The aim of the programme was to set up a coordinated mechanism to better apply, monitor and evaluate health programmes at community level and also to reduce the spread of risky behaviour among adolescents.

It was carried out by assistant psychologist at the YHC Samantha Padayachy.

The district youth workers in a souvenir photograph with Mr Rose and other guests after the certificate presentation ceremony

Those who successfully completed the training programme received their certificates recently, in the presence of principal secretary for youth, sports and culture Denis Rose, chief executive of the Health Services Agency Marise Berlouis and director general for youth Emmanuel Toussaint, among other guests.

Addressing the youth workers, Mr Rose said the training should not only turn them into role models in the communities they serve but should also ensure good services delivery and help them to encourage young people to feel comfortable in using the services provided by district health centres.

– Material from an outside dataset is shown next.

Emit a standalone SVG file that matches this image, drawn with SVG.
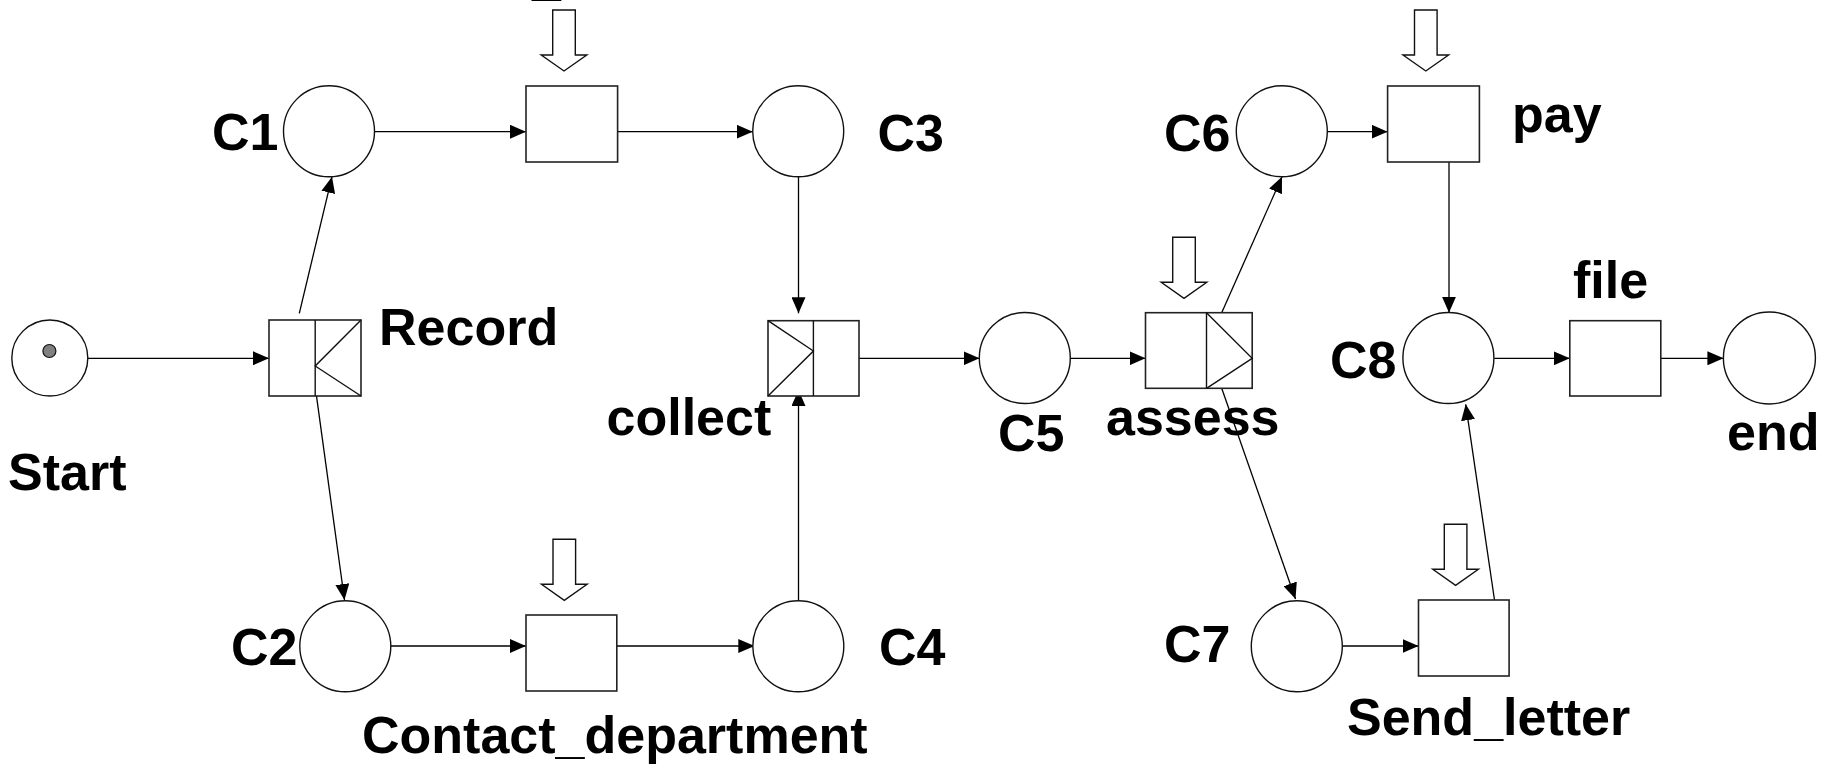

He explained that very often young people are reluctant to use ordinary health services, mainly due to a lack of trust and confidence in the service providers and for fear of being judged by non-youth-friendly staff.

Mr Rose asked all organisations involved in working with youth on health-related matters and general wellbeing to strengthen their commitment so as to ensure young people have access to appropriate information and guidance.

This, he said, will prevent them from being victims of social ills and help them to become healthy as well as health-conscious individuals.

“Youth health is the concern not only of the government but also of policy-makers, educators, health providers, families and the community, as well as the young people themselves,” he said.

Mr Rose ended by urging all those concerned to keep on working hard to ensure that the services are available, accessible and give young people all the information they need to make good health decisions.

During their training, which comprised lectures, practical and interactive sessions, debates and discussions, the youth workers learned about adolescent health issues in four main areas – reproductive health, drugs and alcohol, nutrition and mental health.

At the end of each topic, they were assessed through theoretical and practical examinations.

The youth workers will now move to the second step of the training programme, which is a practical phase where they will have to show the knowledge gained during the workshop.

Apart from integrating health-related activities into their daily work plan, they will have to prepare an action plan for the rest of 2009.